AT&T says it will complete its purchase of Time Warner by June 20 now that a federal judge has cleared the deal.
AT&T general counsel David McAtee says the company is "pleased" with the verdict after a "full and fair trial on merits."
Government lawyer Makan Delrahim says the Department of Justice is "disappointed" with the decision. In a statement, he warns that the pay-TV industry will be "less competitive and less innovative" as a result of merger.
The government could appeal. Delrahim says officials will review the decision and "consider next steps in light of our commitment to preserving competition for the benefit of American consumers."
In Tuesday's ruling, U.S. District Judge Richard Leon rejected the government's argument that the AT&T-Time Warner combination would hurt competition in pay TV and cost consumers hundreds of millions of dollars more to stream TV and movies.
Investors are welcoming a federal judge's approval of AT&T's $85 billion takeover of Time Warner.
A rejection might have chilled possible multibillion-dollar deals involving other media companies. Instead, a rush to consolidate is likely.
In after-market trading following the ruling, shares of Time Warner rose nearly 5 percent and AT&T shares fell 1.6 percent. Shares of Twenty-First Century Fox rose more than 4 percent, while Disney's stock dropped slightly more than 1 percent.

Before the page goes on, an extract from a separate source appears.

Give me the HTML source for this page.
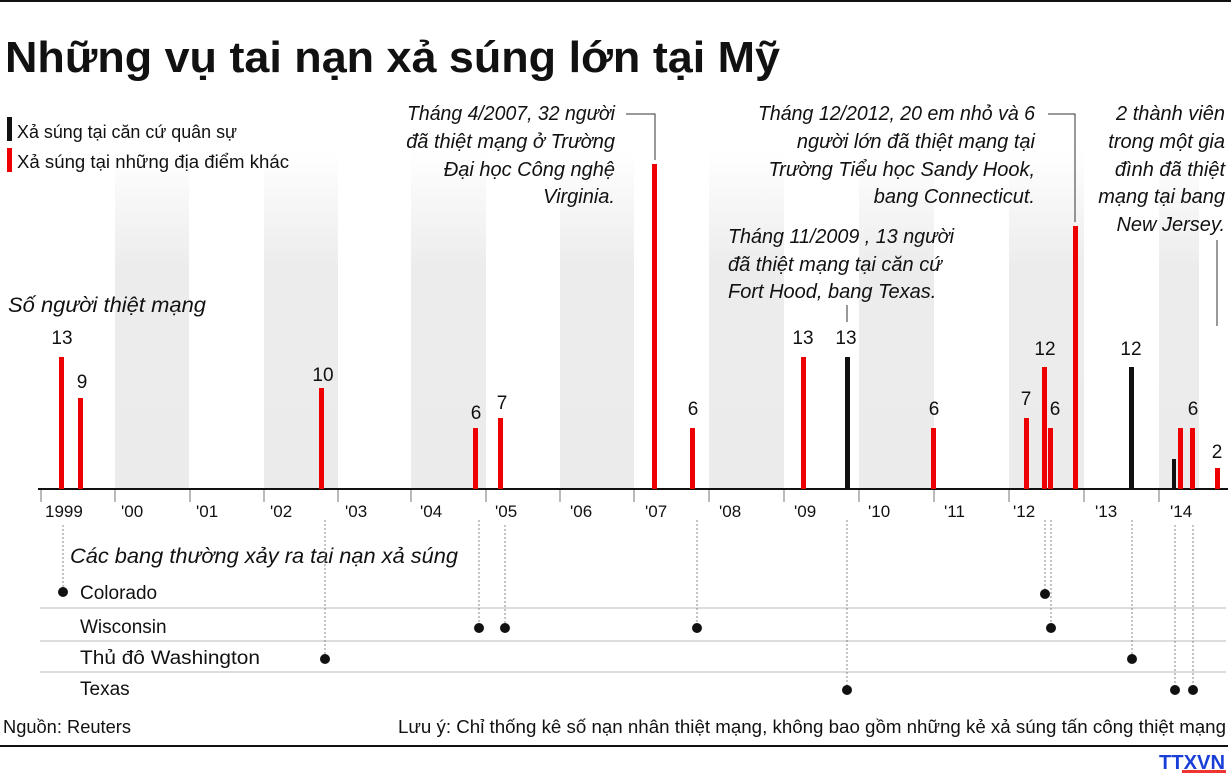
<!DOCTYPE html>
<html><head><meta charset="utf-8"><style>
html,body{margin:0;padding:0;background:#fff}
svg{display:block}
text{font-family:"Liberation Sans",sans-serif;fill:#111}
.it{font-style:italic}
</style></head><body>
<svg width="1231" height="776" viewBox="0 0 1231 776" xmlns="http://www.w3.org/2000/svg">
<defs>
<linearGradient id="g" x1="0" y1="0" x2="0" y2="1">
<stop offset="0" stop-color="#fff"/><stop offset="0.35" stop-color="#ececec"/><stop offset="1" stop-color="#ebebeb"/>
</linearGradient>
</defs>
<rect x="0" y="0" width="1231" height="2" fill="#111"/>
<text x="5" y="72" font-size="44" font-weight="bold" textLength="775" lengthAdjust="spacingAndGlyphs">Những vụ tai nạn xả súng lớn tại Mỹ</text>
<!-- bands -->
<g fill="url(#g)">
<rect x="115" y="150" width="74" height="339"/>
<rect x="264" y="150" width="74" height="339"/>
<rect x="411" y="150" width="75" height="339"/>
<rect x="560" y="150" width="74" height="339"/>
<rect x="709" y="150" width="75" height="339"/>
<rect x="859" y="150" width="75" height="339"/>
<rect x="1009" y="150" width="75" height="339"/>
<rect x="1159" y="150" width="40" height="339"/>
</g>
<!-- legend -->
<rect x="7" y="117" width="5" height="24" fill="#111"/>
<rect x="7" y="148" width="5" height="24" fill="#e00"/>
<text x="17" y="138" font-size="18" textLength="220" lengthAdjust="spacingAndGlyphs">Xả súng tại căn cứ quân sự</text>
<text x="17" y="168" font-size="18" textLength="272" lengthAdjust="spacingAndGlyphs">Xả súng tại những địa điểm khác</text>
<text x="8" y="312" font-size="21" class="it" textLength="198" lengthAdjust="spacingAndGlyphs">Số người thiệt mạng</text>
<!-- annotations -->
<g font-size="20" class="it" text-anchor="end">
<text x="615" y="120" textLength="208" lengthAdjust="spacingAndGlyphs">Tháng 4/2007, 32 người</text>
<text x="615" y="148">đã thiệt mạng ở Trường</text>
<text x="615" y="176">Đại học Công nghệ</text>
<text x="615" y="203">Virginia.</text>
<text x="1035" y="120" textLength="277" lengthAdjust="spacingAndGlyphs">Tháng 12/2012, 20 em nhỏ và 6</text>
<text x="1035" y="148">người lớn đã thiệt mạng tại</text>
<text x="1035" y="176">Trường Tiểu học Sandy Hook,</text>
<text x="1035" y="203">bang Connecticut.</text>
<text x="1225" y="120">2 thành viên</text>
<text x="1225" y="148">trong một gia</text>
<text x="1225" y="176">đình đã thiệt</text>
<text x="1225" y="203">mạng tại bang</text>
<text x="1225" y="231">New Jersey.</text>
</g>
<g font-size="20" class="it">
<text x="728" y="243" textLength="226" lengthAdjust="spacingAndGlyphs">Tháng 11/2009 , 13 người</text>
<text x="728" y="271">đã thiệt mạng tại căn cứ</text>
<text x="728" y="298">Fort Hood, bang Texas.</text>
</g>
<g stroke="#333" stroke-width="1" fill="none">
<polyline points="626,114 655,114 655,160"/>
<polyline points="1048,114 1075,114 1075,222"/>
<polyline points="1217,240 1217,326"/>
<line x1="847" y1="305" x2="847" y2="322"/>
</g>
<!-- axis -->
<rect x="38" y="488" width="1190" height="2" fill="#111"/>
<g stroke="#777" stroke-width="1">
<line x1="41" y1="490" x2="41" y2="502"/><line x1="115" y1="490" x2="115" y2="502"/><line x1="190" y1="490" x2="190" y2="502"/><line x1="264" y1="490" x2="264" y2="502"/><line x1="338" y1="490" x2="338" y2="502"/><line x1="411" y1="490" x2="411" y2="502"/><line x1="486" y1="490" x2="486" y2="502"/><line x1="560" y1="490" x2="560" y2="502"/><line x1="634" y1="490" x2="634" y2="502"/><line x1="709" y1="490" x2="709" y2="502"/><line x1="784" y1="490" x2="784" y2="502"/><line x1="859" y1="490" x2="859" y2="502"/><line x1="934" y1="490" x2="934" y2="502"/><line x1="1009" y1="490" x2="1009" y2="502"/><line x1="1084" y1="490" x2="1084" y2="502"/><line x1="1159" y1="490" x2="1159" y2="502"/>
</g>
<g font-size="17">
<text x="45" y="517">1999</text>
<text x="121" y="517" fill="#999">'00</text>
<text x="196" y="517" fill="#999">'01</text>
<text x="270" y="517">'02</text>
<text x="345" y="517" fill="#999">'03</text>
<text x="420" y="517">'04</text>
<text x="495" y="517">'05</text>
<text x="570" y="517" fill="#999">'06</text>
<text x="645" y="517">'07</text>
<text x="719" y="517" fill="#999">'08</text>
<text x="794" y="517">'09</text>
<text x="868" y="517" fill="#999">'10</text>
<text x="944" y="517">'11</text>
<text x="1013" y="517">'12</text>
<text x="1095" y="517">'13</text>
<text x="1170" y="517">'14</text>
</g>
<!-- bars -->
<g fill="#e00">
<rect x="59" y="357" width="5" height="132"/>
<rect x="78" y="398" width="5" height="91"/>
<rect x="319" y="388" width="5" height="101"/>
<rect x="473" y="428" width="5" height="61"/>
<rect x="498" y="418" width="5" height="71"/>
<rect x="652" y="164" width="5" height="325"/>
<rect x="690" y="428" width="5" height="61"/>
<rect x="801" y="357" width="5" height="132"/>
<rect x="931" y="428" width="5" height="61"/>
<rect x="1024" y="418" width="5" height="71"/>
<rect x="1042" y="367" width="5" height="122"/>
<rect x="1048" y="428" width="5" height="61"/>
<rect x="1073" y="226" width="5" height="263"/>
<rect x="1178" y="428" width="5" height="61"/>
<rect x="1190" y="428" width="5" height="61"/>
<rect x="1215" y="468" width="5" height="21"/>
</g>
<g fill="#111">
<rect x="845" y="357" width="5" height="132"/>
<rect x="1129" y="367" width="5" height="122"/>
<rect x="1172" y="459" width="4" height="30"/>
</g>
<g font-size="19" text-anchor="middle">
<text x="62" y="344">13</text><text x="82" y="388">9</text><text x="323" y="381">10</text>
<text x="476" y="419">6</text><text x="502" y="409">7</text><text x="693" y="415">6</text>
<text x="803" y="344">13</text><text x="846" y="344">13</text><text x="934" y="415">6</text>
<text x="1026" y="405">7</text><text x="1045" y="355">12</text><text x="1055" y="415">6</text>
<text x="1131" y="355">12</text><text x="1193" y="415">6</text><text x="1217" y="458">2</text>
</g>
<!-- states -->
<text x="70" y="563" font-size="21" class="it" textLength="388" lengthAdjust="spacingAndGlyphs">Các bang thường xảy ra tai nạn xả súng</text>
<g stroke="#bbb" stroke-width="1">
<line x1="40" y1="608" x2="1226" y2="608"/>
<line x1="40" y1="641" x2="1226" y2="641"/>
<line x1="40" y1="672" x2="1226" y2="672"/>
</g>
<g font-size="19">
<text x="80" y="599">Colorado</text>
<text x="80" y="633">Wisconsin</text>
<text x="80" y="664" textLength="180" lengthAdjust="spacingAndGlyphs">Thủ đô Washington</text>
<text x="80" y="695">Texas</text>
</g>
<g stroke="#888" stroke-width="1" stroke-dasharray="2,2">
<line x1="63" y1="525" x2="63" y2="588"/>
<line x1="325" y1="520" x2="325" y2="655"/>
<line x1="479" y1="520" x2="479" y2="624"/>
<line x1="505" y1="525" x2="505" y2="624"/>
<line x1="697" y1="520" x2="697" y2="624"/>
<line x1="847" y1="520" x2="847" y2="686"/>
<line x1="1045" y1="520" x2="1045" y2="590"/>
<line x1="1051" y1="520" x2="1051" y2="624"/>
<line x1="1132" y1="520" x2="1132" y2="655"/>
<line x1="1175" y1="525" x2="1175" y2="686"/>
<line x1="1193" y1="525" x2="1193" y2="686"/>
</g>
<g fill="#111">
<circle cx="63" cy="592" r="5"/>
<circle cx="1045" cy="594" r="5"/>
<circle cx="479" cy="628" r="5"/><circle cx="505" cy="628" r="5"/><circle cx="697" cy="628" r="5"/><circle cx="1051" cy="628" r="5"/>
<circle cx="325" cy="659" r="5"/><circle cx="1132" cy="659" r="5"/>
<circle cx="847" cy="690" r="5"/><circle cx="1175" cy="690" r="5"/><circle cx="1193" cy="690" r="5"/>
</g>
<text x="3" y="733" font-size="18" textLength="128" lengthAdjust="spacingAndGlyphs">Nguồn: Reuters</text>
<text x="1226" y="733" font-size="18" text-anchor="end" textLength="828" lengthAdjust="spacingAndGlyphs">Lưu ý: Chỉ thống kê số nạn nhân thiệt mạng, không bao gồm những kẻ xả súng tấn công thiệt mạng</text>
<rect x="0" y="745" width="1228" height="2" fill="#111"/>
<text x="1159" y="769" font-size="20" font-weight="bold" style="fill:#1a3fd8" textLength="66" lengthAdjust="spacingAndGlyphs">TTXVN</text>
<rect x="1182" y="770" width="44" height="3" fill="#e33"/>
</svg>
</body></html>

Disney has a deal to buy the bulk of Fox, but Comcast is now expected to make a counterbid, especially with the favorable ruling for AT&T. Comcast shares fell 3.3 percent, though.
Shares of both T-Mobile and Sprint rose; their proposed combination is pending.
U.S. District Judge Richard Leon rejected the government's argument that the AT&T-Time Warner combination would hurt competition in pay TV and cost consumers hundreds of millions of dollars more to stream TV and movies.
U.S. District Judge Richard Leon said the government failed to meet its burden of proof in its antitrust suit against the AT&T-Time Warner merger.
Leon said the government had "taken its best shot" to oppose the merger. But, he added, "the government's evidence is too thin a reed for this court to rely on."
The judge made his remarks to a packed courtroom in an unusual session weeks after the trial ended.
Leon also said it would be harmful for him to put a temporary stay on the merger while the government appeals his decision, if it does so. The "drop dead" deadline for the merger to be completed is June 21. If not completed by then, either company could walk away, and AT&T would have to pay a $500 million breakup fee.
Now that a federal judge has approved AT&T's $85 billion takeover of Time Warner, other companies are likely to rush to consolidate.
Tuesday's ruling signaled that federal regulators will have a hard time stopping companies from getting bigger by gobbling up rivals and the programming they own. Even if a company doesn't need to get bigger right away, it might need to do so to prevent a competitor from overshadowing it.
For starters, expect Comcast to make a bid for Fox's entertainment business as early as Wednesday. Disney has made a $52.4 billion all-stock offer for the bulk of Twenty-First Century Fox, including the studios behind the "Avatar" movies, "The Simpsons" and "Modern Family." Comcast has promised to top that. AT&T's favorable ruling would seem to clear any regulatory hesitation.
A federal judge has approved AT&T's merger with Time Warner. He rejected the government's argument that it would hurt competition in pay TV and cost consumers hundreds of millions of dollars more to stream TV and movies.
U.S. District Judge Richard Leon announced the decision Tuesday, bringing the biggest antitrust trial in years to an end. The ruling blesses the $85 billion merger, one of the biggest media deals ever. It allows AT&T, a phone and pay-TV giant, to absorb the owner of CNN, HBO, the Warner Bros. movie studio, "Game of Thrones," coveted sports programming and other "must-see" shows.
The Department of Justice could decide to appeal the verdict. AT&T did not immediately respond to a request for comment.